◆ Records to use:
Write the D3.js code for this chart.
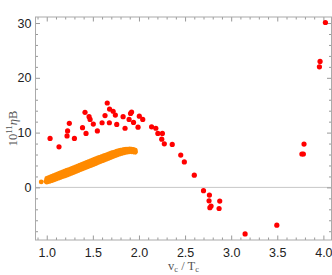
---
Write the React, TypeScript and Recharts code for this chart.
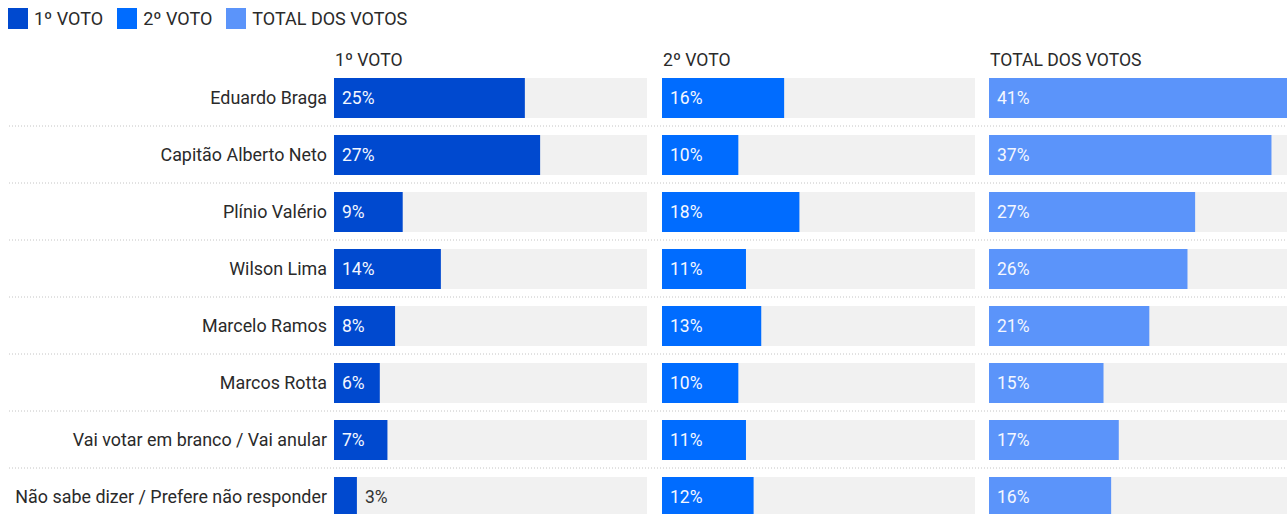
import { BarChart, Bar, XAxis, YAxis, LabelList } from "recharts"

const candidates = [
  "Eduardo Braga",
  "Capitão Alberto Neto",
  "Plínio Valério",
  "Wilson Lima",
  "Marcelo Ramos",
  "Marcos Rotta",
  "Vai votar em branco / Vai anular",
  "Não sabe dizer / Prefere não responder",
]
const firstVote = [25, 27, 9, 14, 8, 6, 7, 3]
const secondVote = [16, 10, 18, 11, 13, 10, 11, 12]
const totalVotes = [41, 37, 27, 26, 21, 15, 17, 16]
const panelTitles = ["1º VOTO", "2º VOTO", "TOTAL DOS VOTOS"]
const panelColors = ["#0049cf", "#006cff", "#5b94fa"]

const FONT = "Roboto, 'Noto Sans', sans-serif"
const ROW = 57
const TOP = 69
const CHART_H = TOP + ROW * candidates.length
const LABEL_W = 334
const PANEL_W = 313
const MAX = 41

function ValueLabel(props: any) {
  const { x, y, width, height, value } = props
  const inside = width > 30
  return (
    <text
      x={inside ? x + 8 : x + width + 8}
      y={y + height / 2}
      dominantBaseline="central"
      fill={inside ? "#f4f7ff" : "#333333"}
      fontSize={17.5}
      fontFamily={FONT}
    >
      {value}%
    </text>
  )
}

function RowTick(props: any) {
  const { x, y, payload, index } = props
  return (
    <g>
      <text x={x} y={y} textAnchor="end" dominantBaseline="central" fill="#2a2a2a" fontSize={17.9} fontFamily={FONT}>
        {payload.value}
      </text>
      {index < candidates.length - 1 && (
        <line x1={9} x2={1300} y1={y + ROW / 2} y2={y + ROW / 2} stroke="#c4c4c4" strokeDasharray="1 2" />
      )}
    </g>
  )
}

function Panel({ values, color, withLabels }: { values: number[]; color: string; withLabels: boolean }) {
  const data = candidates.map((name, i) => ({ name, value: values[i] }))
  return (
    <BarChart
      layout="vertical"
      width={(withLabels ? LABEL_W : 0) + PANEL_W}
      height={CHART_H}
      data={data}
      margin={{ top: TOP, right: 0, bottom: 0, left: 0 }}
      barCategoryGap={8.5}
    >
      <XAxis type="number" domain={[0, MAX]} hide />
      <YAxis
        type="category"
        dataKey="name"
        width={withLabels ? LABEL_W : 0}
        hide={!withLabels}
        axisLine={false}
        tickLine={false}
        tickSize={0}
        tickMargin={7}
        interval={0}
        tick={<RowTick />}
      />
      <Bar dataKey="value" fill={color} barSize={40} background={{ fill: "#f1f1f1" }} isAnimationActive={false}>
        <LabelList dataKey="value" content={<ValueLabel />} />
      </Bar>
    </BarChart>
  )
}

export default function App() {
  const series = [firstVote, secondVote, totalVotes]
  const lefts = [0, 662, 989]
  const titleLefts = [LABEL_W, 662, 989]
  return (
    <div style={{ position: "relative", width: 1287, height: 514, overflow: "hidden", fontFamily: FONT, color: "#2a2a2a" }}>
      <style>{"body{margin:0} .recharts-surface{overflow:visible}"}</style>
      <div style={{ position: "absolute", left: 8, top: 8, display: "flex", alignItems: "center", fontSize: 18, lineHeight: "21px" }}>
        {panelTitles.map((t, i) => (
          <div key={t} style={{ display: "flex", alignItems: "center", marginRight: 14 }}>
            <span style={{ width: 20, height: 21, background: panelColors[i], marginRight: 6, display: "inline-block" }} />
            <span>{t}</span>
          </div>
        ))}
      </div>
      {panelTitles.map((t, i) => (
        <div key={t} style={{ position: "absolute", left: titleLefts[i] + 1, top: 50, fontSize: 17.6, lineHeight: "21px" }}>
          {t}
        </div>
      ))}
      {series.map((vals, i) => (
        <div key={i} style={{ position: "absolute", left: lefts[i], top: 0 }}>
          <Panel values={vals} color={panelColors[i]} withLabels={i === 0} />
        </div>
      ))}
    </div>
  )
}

◆ Problem statement: Nothing but the lines from the one with "Write the React, TypeScript" through the one with "XAxis, YAxis, LabelList" is to be copied, exactly and ends included. Leave pictures out.

◆ Task solution:
Write the React, TypeScript and Recharts code for this chart.
import { BarChart, Bar, XAxis, YAxis, LabelList } from "recharts"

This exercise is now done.